Supplied material:

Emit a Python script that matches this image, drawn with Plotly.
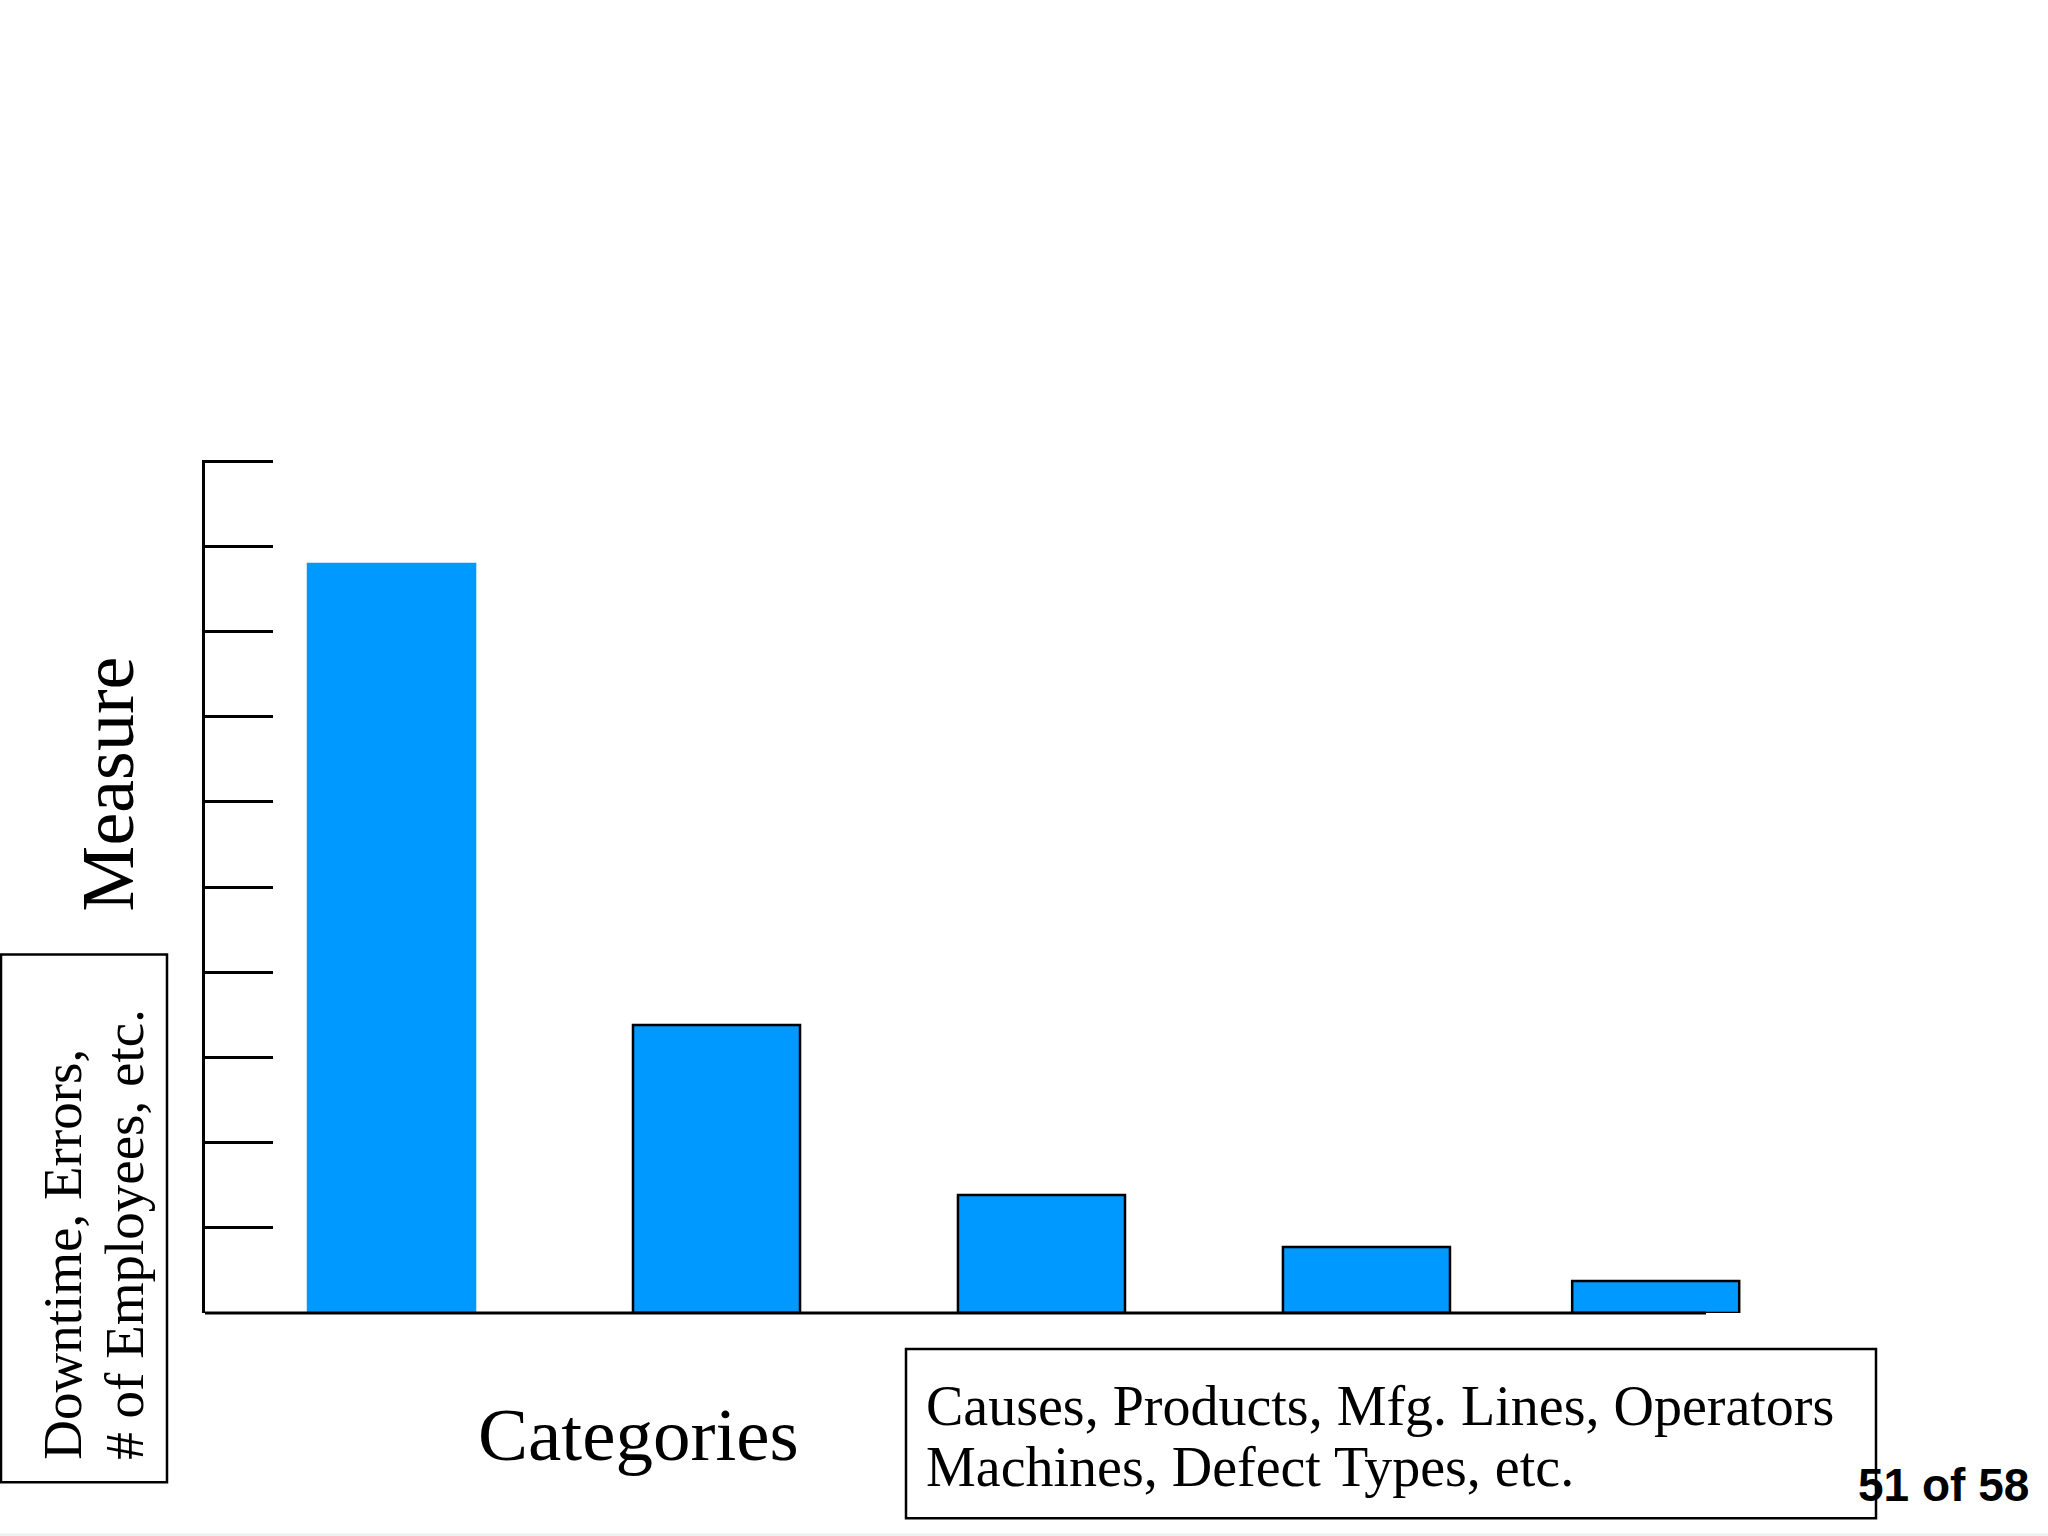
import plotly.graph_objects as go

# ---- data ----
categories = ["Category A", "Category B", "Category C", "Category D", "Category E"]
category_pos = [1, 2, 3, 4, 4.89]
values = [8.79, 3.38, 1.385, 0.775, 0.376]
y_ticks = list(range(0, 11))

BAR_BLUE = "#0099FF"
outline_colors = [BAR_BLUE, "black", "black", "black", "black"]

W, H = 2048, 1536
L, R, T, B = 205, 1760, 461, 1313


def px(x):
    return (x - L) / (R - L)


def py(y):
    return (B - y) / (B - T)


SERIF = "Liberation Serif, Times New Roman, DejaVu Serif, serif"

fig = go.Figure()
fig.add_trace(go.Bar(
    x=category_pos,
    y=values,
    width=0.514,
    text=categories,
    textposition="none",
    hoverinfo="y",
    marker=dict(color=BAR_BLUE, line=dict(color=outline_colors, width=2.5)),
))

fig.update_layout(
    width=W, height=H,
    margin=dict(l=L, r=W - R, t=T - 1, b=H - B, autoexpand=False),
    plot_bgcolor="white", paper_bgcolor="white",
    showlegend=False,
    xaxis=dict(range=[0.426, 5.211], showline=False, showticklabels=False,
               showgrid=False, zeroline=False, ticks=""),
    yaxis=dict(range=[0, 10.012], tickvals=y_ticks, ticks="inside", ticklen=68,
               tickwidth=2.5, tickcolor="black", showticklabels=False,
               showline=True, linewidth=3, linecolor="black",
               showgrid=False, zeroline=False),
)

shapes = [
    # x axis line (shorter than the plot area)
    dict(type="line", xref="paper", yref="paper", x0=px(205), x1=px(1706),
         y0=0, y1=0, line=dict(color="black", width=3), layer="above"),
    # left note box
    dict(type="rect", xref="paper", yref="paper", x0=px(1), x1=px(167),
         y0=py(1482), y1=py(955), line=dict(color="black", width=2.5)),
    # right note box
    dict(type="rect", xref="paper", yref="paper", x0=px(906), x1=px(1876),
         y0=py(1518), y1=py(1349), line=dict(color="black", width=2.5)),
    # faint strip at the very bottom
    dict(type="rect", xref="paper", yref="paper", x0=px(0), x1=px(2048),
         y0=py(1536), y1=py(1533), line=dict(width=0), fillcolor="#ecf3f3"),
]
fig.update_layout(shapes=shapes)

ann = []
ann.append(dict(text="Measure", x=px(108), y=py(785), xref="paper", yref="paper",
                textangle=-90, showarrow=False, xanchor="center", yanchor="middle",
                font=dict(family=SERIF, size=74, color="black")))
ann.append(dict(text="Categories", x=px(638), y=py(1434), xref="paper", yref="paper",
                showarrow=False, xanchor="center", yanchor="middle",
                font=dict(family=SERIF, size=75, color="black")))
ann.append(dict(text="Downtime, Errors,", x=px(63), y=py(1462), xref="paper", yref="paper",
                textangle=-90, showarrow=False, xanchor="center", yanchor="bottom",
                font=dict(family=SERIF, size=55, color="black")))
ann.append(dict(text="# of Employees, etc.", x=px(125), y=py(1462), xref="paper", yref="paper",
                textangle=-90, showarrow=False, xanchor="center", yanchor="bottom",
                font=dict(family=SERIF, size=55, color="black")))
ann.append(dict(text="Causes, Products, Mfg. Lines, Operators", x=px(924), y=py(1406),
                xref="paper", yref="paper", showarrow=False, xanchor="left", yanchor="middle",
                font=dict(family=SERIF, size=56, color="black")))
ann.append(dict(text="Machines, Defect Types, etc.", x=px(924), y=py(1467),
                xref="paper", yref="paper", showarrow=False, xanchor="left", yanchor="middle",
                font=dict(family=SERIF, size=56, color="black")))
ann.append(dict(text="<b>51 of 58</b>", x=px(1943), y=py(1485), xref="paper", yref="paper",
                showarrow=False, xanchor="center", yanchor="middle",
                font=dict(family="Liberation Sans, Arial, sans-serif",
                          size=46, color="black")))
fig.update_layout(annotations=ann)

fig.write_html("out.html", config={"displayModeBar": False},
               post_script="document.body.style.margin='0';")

Problem requirements: Only lines belong in the copy: transcribe those from the start of the data through the line that contains "return (B - y) / (B - T)", and skip the pictures.

Correct output:
Emit a Python script that matches this image, drawn with Plotly.
import plotly.graph_objects as go

# ---- data ----
categories = ["Category A", "Category B", "Category C", "Category D", "Category E"]
category_pos = [1, 2, 3, 4, 4.89]
values = [8.79, 3.38, 1.385, 0.775, 0.376]
y_ticks = list(range(0, 11))

BAR_BLUE = "#0099FF"
outline_colors = [BAR_BLUE, "black", "black", "black", "black"]

W, H = 2048, 1536
L, R, T, B = 205, 1760, 461, 1313


def px(x):
    return (x - L) / (R - L)


def py(y):
    return (B - y) / (B - T)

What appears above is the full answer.